Hello I am trying to create a very fast algorithm to detect keywords or list of keywords in a collection.
Before anything, I have read a lot of stackoverflow (and other) posts without being able to improve the performances to the level I expect.
My current solution is able to analyze an input of 200 chars and a collection of 400 list in 0.1825ms (5 inputs analyzed in 1 ms) but this is way too long and I am hoping to improve this performances by at least 5 times (which is the requirement I have).
Solution tested :
- Manual research
- Highly complex Regex (groups, backreferences...)
- Simple regex called multiple times (to match each of the keyword)
- Simple regex to match input keywords followed by an intersect with the tracked keywords (current solution)
- Multi-threading (huge impact on performances (*100) so I am not sure that would be the best solution for this problem)
Current solution :
input (string) : string to parse and analyze to verify the keywords list contained in it. Example : "hello world! How are you Mr #piloupe?".
tracks (string[]) : array of string that we want to match (space means AND). Example : "hello world" matches a string that contains both 'hello' and 'world' whatever their location
keywordList (string[][]) : list of string to match from the input. Example : { { "hello" }, { "#piloupe" }, { "hello", "world" } }
uniqueKeywords (string[]) : array of string representing all the unique keywords of the keywordList.
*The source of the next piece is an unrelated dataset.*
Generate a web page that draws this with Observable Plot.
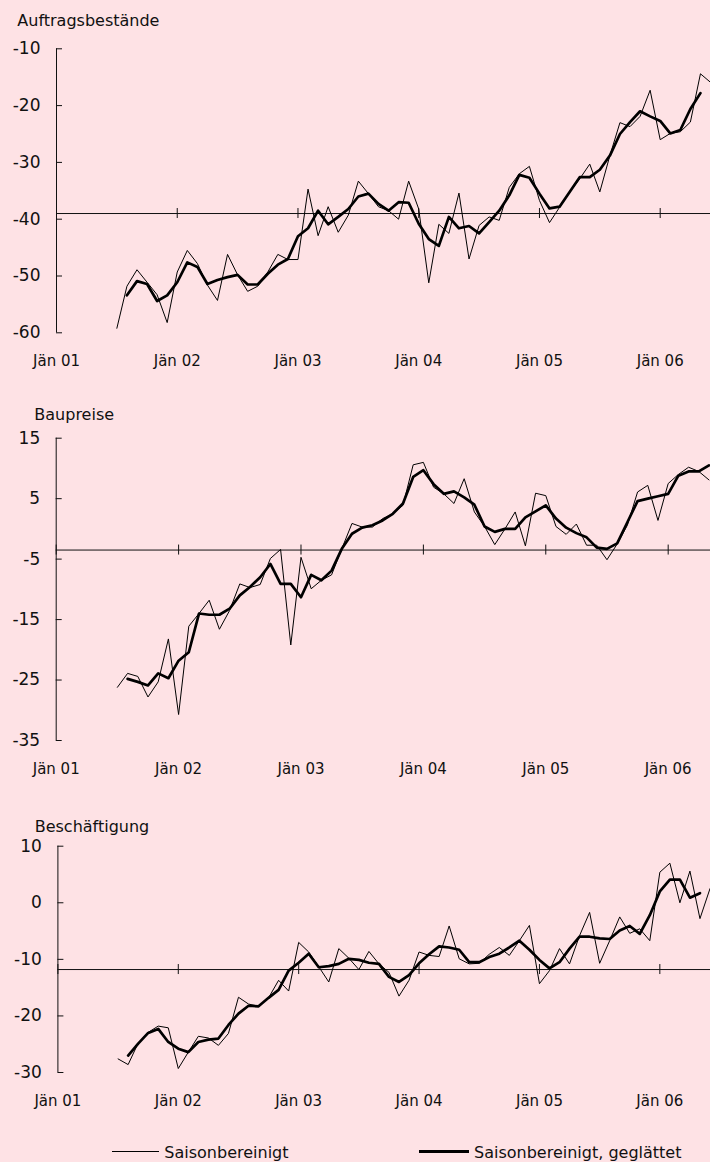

With the previous keywordList that would be : { "hello", "#piloupe", "world" }
All these previous information does not require any performances improvement as they are constructed only once for any input.
Find the tracks algorithm:
// Store in the class performing the queries
readonly Regex _regexToGetAllInputWords = new Regex(@"\#\w+|\w+", RegexOptions.Compiled);
List<string> GetInputMatches(input)
{
// Extract all the words from the input
var inputWordsMatchCollection = _regexToGetAllInputWords.Matches(input.ToLower()).OfType<Match>().Select(x => x.Value).ToArray();
// Get all the words from the input matching the tracked keywords
var matchingKeywords = uniqueKeywords.Intersect(inputWordsMatchCollection).ToArray();
List<string> result = new List<string>();
// For all the tracks check whether they match
for (int i = 0; i < tracksKeywords.Length; ++i)
{
bool trackIsMatching = true;
// For all the keywords of the track check whether they exist
for (int j = 0; j < tracksKeywords[i].Length && trackIsMatching; ++j)
{
trackIsMatching = matchingKeywords.Contains(tracksKeywords[i][j]);
}
if (trackIsMatching)
{
string keyword = tracks[i];
result.Add(keyword);
}
}
return result;
}
Any help will be greatly appreciated.